■ **TASK BRIEF**: Search the material and gather each line with "document" in it.

■ **SUPPLIED INFORMATION**:
:::::

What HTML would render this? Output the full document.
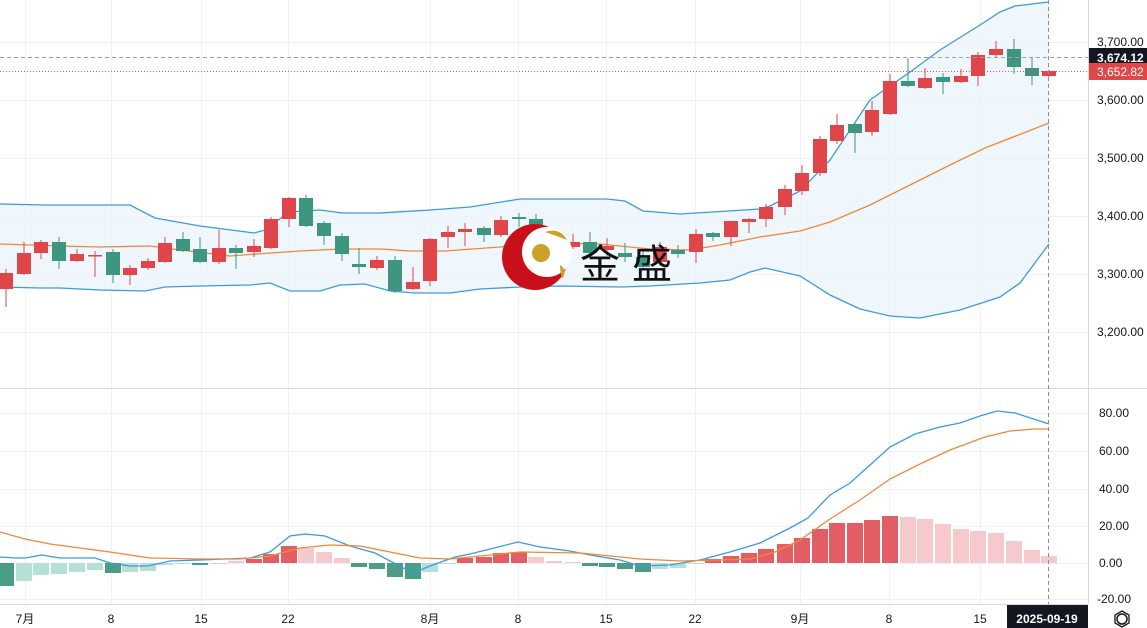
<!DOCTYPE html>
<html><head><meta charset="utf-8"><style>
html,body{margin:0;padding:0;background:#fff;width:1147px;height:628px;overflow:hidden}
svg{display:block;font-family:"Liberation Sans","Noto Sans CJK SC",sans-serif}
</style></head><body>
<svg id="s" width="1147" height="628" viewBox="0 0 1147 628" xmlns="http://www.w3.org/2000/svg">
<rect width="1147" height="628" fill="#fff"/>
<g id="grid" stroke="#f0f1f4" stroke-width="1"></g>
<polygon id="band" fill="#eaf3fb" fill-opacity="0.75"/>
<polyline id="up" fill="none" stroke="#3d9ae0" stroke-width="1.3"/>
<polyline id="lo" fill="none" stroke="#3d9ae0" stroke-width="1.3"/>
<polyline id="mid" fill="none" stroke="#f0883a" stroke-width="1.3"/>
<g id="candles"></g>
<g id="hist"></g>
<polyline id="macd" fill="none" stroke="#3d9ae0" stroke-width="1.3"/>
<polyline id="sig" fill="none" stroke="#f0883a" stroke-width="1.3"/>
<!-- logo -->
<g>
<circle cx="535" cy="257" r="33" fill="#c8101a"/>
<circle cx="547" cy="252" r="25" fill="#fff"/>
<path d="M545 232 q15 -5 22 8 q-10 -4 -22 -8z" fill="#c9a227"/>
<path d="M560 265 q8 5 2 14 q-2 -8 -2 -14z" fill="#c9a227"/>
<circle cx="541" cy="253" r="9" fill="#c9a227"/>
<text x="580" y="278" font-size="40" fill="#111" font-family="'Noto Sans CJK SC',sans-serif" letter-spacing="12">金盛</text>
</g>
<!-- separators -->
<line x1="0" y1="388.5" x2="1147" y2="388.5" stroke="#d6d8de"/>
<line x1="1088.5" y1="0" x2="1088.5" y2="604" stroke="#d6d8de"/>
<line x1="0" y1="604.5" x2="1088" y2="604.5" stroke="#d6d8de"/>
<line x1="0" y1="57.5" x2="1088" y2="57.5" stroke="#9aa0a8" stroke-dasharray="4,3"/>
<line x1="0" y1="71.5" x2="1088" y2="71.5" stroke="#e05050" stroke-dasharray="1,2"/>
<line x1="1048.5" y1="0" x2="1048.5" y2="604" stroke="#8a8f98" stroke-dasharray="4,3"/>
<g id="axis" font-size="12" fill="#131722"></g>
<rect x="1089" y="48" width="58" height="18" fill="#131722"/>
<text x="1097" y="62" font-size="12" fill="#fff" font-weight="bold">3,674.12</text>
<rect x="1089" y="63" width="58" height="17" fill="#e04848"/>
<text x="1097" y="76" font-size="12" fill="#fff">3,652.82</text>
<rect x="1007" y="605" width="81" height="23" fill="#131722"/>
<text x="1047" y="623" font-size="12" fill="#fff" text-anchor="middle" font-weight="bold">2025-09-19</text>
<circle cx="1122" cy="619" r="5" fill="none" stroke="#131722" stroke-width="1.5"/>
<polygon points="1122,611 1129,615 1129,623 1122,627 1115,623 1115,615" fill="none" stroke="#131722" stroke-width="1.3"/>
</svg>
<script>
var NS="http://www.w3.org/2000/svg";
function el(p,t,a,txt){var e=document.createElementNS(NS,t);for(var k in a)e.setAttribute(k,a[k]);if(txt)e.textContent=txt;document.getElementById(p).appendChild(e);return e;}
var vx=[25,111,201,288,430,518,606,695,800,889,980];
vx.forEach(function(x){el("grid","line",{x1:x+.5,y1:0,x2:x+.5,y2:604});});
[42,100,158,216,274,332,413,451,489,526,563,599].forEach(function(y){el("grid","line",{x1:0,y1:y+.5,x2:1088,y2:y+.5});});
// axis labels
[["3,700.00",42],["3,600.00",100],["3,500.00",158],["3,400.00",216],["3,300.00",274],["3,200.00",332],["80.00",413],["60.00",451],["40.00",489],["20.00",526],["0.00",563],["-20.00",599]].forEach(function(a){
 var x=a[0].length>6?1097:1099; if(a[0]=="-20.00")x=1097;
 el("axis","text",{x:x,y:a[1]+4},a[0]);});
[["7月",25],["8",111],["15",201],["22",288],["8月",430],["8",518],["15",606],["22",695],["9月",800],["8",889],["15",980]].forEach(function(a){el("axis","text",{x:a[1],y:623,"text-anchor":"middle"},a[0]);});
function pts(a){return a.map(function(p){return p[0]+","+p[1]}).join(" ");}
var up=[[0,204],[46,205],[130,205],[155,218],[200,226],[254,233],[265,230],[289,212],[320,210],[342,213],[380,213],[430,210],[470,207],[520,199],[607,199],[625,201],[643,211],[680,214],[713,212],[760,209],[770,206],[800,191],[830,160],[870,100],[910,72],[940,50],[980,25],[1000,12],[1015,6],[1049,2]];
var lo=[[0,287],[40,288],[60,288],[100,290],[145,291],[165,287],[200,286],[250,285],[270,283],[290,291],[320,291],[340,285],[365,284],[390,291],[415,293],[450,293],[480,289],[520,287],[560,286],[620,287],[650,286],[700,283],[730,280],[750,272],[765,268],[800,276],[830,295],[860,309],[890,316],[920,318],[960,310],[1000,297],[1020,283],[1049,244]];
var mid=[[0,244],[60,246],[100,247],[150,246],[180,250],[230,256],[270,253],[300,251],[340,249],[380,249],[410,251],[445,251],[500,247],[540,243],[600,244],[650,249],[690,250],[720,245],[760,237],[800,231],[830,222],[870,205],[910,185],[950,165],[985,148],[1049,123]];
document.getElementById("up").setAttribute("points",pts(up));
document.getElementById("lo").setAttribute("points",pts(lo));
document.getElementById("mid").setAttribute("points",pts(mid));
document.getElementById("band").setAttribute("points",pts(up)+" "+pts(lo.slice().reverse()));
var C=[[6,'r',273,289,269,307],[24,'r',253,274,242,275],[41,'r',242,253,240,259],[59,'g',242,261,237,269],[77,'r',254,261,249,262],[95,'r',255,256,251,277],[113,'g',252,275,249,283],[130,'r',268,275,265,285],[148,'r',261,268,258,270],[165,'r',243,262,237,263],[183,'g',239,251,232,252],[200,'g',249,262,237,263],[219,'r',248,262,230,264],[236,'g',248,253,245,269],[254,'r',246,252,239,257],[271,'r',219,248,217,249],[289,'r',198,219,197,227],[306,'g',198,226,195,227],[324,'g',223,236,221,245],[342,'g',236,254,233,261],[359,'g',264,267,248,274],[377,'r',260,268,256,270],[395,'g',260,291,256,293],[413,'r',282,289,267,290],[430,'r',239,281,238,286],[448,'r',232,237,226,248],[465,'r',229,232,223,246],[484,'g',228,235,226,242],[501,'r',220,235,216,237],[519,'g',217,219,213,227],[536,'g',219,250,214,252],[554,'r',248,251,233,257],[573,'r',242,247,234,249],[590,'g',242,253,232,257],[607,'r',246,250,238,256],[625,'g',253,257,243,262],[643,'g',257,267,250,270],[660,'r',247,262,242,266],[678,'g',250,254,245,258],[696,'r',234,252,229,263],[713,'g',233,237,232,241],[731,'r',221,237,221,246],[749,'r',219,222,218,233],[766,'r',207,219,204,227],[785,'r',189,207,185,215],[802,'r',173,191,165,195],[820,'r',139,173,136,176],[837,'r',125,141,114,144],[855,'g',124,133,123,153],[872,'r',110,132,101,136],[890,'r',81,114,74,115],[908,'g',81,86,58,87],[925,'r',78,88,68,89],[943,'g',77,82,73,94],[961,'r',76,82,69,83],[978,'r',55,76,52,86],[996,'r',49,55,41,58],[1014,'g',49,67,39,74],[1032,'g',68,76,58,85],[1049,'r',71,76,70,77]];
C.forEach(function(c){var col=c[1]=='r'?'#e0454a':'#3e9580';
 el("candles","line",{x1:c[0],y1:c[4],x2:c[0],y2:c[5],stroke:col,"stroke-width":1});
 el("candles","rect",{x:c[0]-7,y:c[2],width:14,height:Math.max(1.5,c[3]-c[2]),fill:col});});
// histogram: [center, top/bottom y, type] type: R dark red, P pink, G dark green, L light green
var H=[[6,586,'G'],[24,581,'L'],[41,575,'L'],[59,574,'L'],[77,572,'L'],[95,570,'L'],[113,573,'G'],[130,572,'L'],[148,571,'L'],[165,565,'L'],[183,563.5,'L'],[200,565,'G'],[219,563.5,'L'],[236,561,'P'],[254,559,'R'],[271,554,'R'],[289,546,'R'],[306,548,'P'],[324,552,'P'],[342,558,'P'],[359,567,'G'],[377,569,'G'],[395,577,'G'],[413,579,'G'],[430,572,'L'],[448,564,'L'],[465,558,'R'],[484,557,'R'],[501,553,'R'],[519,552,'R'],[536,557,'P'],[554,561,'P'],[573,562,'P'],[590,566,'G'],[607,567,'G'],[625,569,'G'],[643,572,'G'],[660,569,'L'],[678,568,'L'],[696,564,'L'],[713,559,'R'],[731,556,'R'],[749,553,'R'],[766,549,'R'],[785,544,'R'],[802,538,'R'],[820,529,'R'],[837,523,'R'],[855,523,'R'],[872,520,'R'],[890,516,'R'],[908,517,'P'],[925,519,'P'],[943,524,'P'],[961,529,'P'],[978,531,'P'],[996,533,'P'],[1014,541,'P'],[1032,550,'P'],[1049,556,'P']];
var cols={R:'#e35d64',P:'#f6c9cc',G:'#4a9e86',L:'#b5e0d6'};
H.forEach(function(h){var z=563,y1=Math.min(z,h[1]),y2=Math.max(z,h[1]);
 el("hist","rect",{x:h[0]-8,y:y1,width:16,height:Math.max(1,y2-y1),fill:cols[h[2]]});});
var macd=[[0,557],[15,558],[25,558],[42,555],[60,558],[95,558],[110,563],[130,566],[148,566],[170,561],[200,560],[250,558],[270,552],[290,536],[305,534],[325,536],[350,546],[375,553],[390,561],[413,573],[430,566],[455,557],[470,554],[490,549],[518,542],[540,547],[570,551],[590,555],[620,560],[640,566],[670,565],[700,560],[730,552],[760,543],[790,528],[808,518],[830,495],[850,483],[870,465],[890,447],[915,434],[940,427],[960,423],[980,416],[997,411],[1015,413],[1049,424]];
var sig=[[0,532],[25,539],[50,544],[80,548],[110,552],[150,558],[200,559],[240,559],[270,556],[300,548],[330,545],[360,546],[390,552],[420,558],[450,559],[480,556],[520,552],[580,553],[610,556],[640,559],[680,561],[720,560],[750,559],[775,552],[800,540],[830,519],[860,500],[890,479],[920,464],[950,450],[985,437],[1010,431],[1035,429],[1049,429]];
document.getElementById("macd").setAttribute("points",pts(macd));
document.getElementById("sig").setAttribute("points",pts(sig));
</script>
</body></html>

:::::

■ **OUTPUT FOR THIS TASK**:
What HTML would render this? Output the full document.
function el(p,t,a,txt){var e=document.createElementNS(NS,t);for(var k in a)e.setAttribute(k,a[k]);if(txt)e.textContent=txt;document.getElementById(p).appendChild(e);return e;}
document.getElementById("up").setAttribute("points",pts(up));
document.getElementById("lo").setAttribute("points",pts(lo));
document.getElementById("mid").setAttribute("points",pts(mid));
document.getElementById("band").setAttribute("points",pts(up)+" "+pts(lo.slice().reverse()));
document.getElementById("macd").setAttribute("points",pts(macd));
document.getElementById("sig").setAttribute("points",pts(sig));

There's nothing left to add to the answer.